**Problem:** All of the data should be repeated exactly; pictures are not part of the copy.

* * * * * * * * *

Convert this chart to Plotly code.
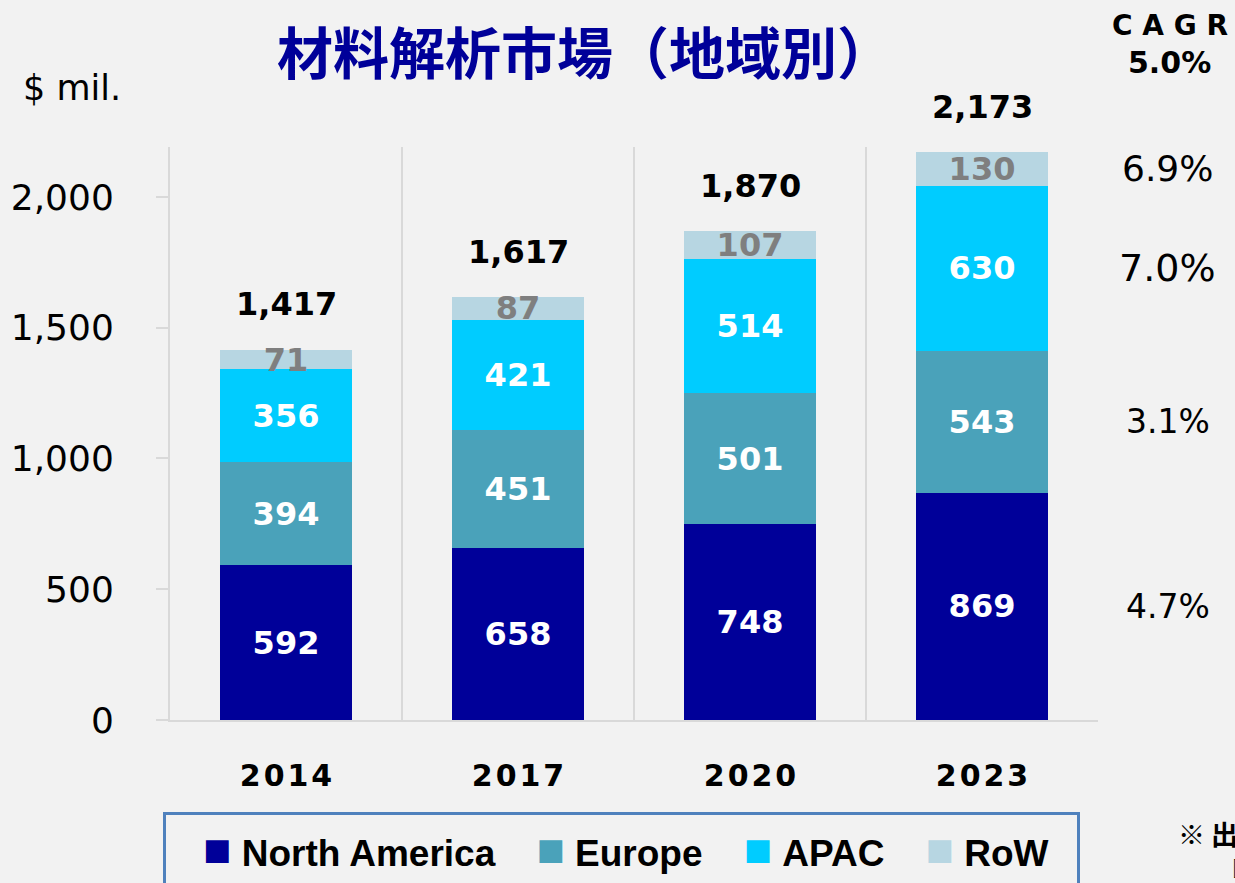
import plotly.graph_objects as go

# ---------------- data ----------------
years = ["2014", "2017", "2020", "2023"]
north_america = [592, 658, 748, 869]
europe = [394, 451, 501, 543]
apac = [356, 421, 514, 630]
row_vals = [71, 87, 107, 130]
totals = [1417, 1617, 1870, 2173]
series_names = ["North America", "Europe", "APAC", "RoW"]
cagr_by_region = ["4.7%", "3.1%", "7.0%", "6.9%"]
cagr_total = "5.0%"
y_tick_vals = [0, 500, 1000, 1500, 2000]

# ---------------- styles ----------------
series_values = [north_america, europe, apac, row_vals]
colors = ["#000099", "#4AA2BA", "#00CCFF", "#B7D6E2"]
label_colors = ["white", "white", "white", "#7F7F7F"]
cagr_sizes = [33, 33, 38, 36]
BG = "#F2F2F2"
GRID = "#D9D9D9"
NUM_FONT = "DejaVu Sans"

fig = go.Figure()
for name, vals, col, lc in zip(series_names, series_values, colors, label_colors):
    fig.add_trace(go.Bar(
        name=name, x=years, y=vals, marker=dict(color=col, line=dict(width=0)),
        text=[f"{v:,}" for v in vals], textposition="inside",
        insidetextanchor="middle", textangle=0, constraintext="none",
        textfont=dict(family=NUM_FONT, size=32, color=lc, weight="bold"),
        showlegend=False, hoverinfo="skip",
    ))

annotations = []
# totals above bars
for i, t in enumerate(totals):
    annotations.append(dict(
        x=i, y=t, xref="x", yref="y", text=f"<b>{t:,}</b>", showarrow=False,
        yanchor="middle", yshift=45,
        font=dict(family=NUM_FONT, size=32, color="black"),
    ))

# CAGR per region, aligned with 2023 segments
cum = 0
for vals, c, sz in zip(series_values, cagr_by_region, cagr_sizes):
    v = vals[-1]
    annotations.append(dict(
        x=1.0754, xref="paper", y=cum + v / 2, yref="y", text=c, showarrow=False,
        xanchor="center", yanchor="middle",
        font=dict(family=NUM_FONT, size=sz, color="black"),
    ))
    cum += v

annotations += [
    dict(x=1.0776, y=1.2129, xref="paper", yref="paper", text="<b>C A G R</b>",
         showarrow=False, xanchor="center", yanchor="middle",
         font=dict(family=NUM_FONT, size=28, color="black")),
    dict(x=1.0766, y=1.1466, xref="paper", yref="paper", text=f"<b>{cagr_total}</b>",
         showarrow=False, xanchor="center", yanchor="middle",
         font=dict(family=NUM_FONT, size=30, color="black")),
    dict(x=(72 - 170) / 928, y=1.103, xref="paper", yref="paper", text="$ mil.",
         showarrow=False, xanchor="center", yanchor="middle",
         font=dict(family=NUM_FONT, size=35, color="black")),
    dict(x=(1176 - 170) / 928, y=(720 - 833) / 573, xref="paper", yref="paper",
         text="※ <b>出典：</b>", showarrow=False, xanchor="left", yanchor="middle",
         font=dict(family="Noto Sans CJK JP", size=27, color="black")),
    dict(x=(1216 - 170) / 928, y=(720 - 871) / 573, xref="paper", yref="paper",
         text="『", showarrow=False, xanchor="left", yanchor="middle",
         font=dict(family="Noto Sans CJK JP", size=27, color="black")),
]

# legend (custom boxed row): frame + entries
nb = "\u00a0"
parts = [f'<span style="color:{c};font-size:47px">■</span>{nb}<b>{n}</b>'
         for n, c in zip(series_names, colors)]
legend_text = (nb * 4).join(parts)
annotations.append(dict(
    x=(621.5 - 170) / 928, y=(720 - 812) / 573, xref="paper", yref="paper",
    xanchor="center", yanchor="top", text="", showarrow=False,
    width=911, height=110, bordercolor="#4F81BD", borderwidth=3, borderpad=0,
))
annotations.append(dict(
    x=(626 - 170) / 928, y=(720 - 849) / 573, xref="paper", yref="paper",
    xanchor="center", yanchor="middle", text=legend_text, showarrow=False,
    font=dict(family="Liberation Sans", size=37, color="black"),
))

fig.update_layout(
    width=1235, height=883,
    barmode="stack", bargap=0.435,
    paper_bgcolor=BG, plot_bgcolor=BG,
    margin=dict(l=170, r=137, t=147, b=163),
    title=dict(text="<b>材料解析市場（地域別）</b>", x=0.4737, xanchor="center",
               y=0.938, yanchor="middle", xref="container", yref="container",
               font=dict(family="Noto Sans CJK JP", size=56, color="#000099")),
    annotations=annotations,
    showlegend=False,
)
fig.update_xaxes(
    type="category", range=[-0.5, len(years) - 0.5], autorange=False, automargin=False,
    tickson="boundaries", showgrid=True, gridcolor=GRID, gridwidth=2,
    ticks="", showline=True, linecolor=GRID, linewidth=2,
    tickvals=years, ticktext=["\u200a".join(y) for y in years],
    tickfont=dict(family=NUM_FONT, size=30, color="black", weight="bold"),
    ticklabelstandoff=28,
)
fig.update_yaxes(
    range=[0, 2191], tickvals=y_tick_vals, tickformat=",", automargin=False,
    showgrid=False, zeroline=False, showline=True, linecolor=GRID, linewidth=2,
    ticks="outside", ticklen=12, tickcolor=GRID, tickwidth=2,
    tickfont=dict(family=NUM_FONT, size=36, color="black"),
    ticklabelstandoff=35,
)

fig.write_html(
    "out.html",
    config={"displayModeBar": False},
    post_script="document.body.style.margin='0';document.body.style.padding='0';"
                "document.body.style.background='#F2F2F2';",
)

* * * * * * * * *

**Response below:**
Convert this chart to Plotly code.
import plotly.graph_objects as go

# ---------------- data ----------------
years = ["2014", "2017", "2020", "2023"]
north_america = [592, 658, 748, 869]
europe = [394, 451, 501, 543]
apac = [356, 421, 514, 630]
row_vals = [71, 87, 107, 130]
totals = [1417, 1617, 1870, 2173]
series_names = ["North America", "Europe", "APAC", "RoW"]
cagr_by_region = ["4.7%", "3.1%", "7.0%", "6.9%"]
cagr_total = "5.0%"
y_tick_vals = [0, 500, 1000, 1500, 2000]

# ---------------- styles ----------------
series_values = [north_america, europe, apac, row_vals]
colors = ["#000099", "#4AA2BA", "#00CCFF", "#B7D6E2"]
label_colors = ["white", "white", "white", "#7F7F7F"]
cagr_sizes = [33, 33, 38, 36]
BG = "#F2F2F2"
GRID = "#D9D9D9"
NUM_FONT = "DejaVu Sans"

fig = go.Figure()
for name, vals, col, lc in zip(series_names, series_values, colors, label_colors):
    fig.add_trace(go.Bar(
        name=name, x=years, y=vals, marker=dict(color=col, line=dict(width=0)),
        text=[f"{v:,}" for v in vals], textposition="inside",
        insidetextanchor="middle", textangle=0, constraintext="none",
        textfont=dict(family=NUM_FONT, size=32, color=lc, weight="bold"),
        showlegend=False, hoverinfo="skip",
    ))

annotations = []
# totals above bars
for i, t in enumerate(totals):
    annotations.append(dict(
        x=i, y=t, xref="x", yref="y", text=f"<b>{t:,}</b>", showarrow=False,
        yanchor="middle", yshift=45,
        font=dict(family=NUM_FONT, size=32, color="black"),
    ))

# CAGR per region, aligned with 2023 segments
cum = 0
for vals, c, sz in zip(series_values, cagr_by_region, cagr_sizes):
    v = vals[-1]
    annotations.append(dict(
        x=1.0754, xref="paper", y=cum + v / 2, yref="y", text=c, showarrow=False,
        xanchor="center", yanchor="middle",
        font=dict(family=NUM_FONT, size=sz, color="black"),
    ))
    cum += v

annotations += [
    dict(x=1.0776, y=1.2129, xref="paper", yref="paper", text="<b>C A G R</b>",
         showarrow=False, xanchor="center", yanchor="middle",
         font=dict(family=NUM_FONT, size=28, color="black")),
    dict(x=1.0766, y=1.1466, xref="paper", yref="paper", text=f"<b>{cagr_total}</b>",
         showarrow=False, xanchor="center", yanchor="middle",
         font=dict(family=NUM_FONT, size=30, color="black")),
    dict(x=(72 - 170) / 928, y=1.103, xref="paper", yref="paper", text="$ mil.",
         showarrow=False, xanchor="center", yanchor="middle",
         font=dict(family=NUM_FONT, size=35, color="black")),
    dict(x=(1176 - 170) / 928, y=(720 - 833) / 573, xref="paper", yref="paper",
         text="※ <b>出典：</b>", showarrow=False, xanchor="left", yanchor="middle",
         font=dict(family="Noto Sans CJK JP", size=27, color="black")),
    dict(x=(1216 - 170) / 928, y=(720 - 871) / 573, xref="paper", yref="paper",
         text="『", showarrow=False, xanchor="left", yanchor="middle",
         font=dict(family="Noto Sans CJK JP", size=27, color="black")),
]

# legend (custom boxed row): frame + entries
nb = "\u00a0"
parts = [f'<span style="color:{c};font-size:47px">■</span>{nb}<b>{n}</b>'
         for n, c in zip(series_names, colors)]
legend_text = (nb * 4).join(parts)
annotations.append(dict(
    x=(621.5 - 170) / 928, y=(720 - 812) / 573, xref="paper", yref="paper",
    xanchor="center", yanchor="top", text="", showarrow=False,
    width=911, height=110, bordercolor="#4F81BD", borderwidth=3, borderpad=0,
))
annotations.append(dict(
    x=(626 - 170) / 928, y=(720 - 849) / 573, xref="paper", yref="paper",
    xanchor="center", yanchor="middle", text=legend_text, showarrow=False,
    font=dict(family="Liberation Sans", size=37, color="black"),
))

fig.update_layout(
    width=1235, height=883,
    barmode="stack", bargap=0.435,
    paper_bgcolor=BG, plot_bgcolor=BG,
    margin=dict(l=170, r=137, t=147, b=163),
    title=dict(text="<b>材料解析市場（地域別）</b>", x=0.4737, xanchor="center",
               y=0.938, yanchor="middle", xref="container", yref="container",
               font=dict(family="Noto Sans CJK JP", size=56, color="#000099")),
    annotations=annotations,
    showlegend=False,
)
fig.update_xaxes(
    type="category", range=[-0.5, len(years) - 0.5], autorange=False, automargin=False,
    tickson="boundaries", showgrid=True, gridcolor=GRID, gridwidth=2,
    ticks="", showline=True, linecolor=GRID, linewidth=2,
    tickvals=years, ticktext=["\u200a".join(y) for y in years],
    tickfont=dict(family=NUM_FONT, size=30, color="black", weight="bold"),
    ticklabelstandoff=28,
)
fig.update_yaxes(
    range=[0, 2191], tickvals=y_tick_vals, tickformat=",", automargin=False,
    showgrid=False, zeroline=False, showline=True, linecolor=GRID, linewidth=2,
    ticks="outside", ticklen=12, tickcolor=GRID, tickwidth=2,
    tickfont=dict(family=NUM_FONT, size=36, color="black"),
    ticklabelstandoff=35,
)

fig.write_html(
    "out.html",
    config={"displayModeBar": False},
    post_script="document.body.style.margin='0';document.body.style.padding='0';"
                "document.body.style.background='#F2F2F2';",
)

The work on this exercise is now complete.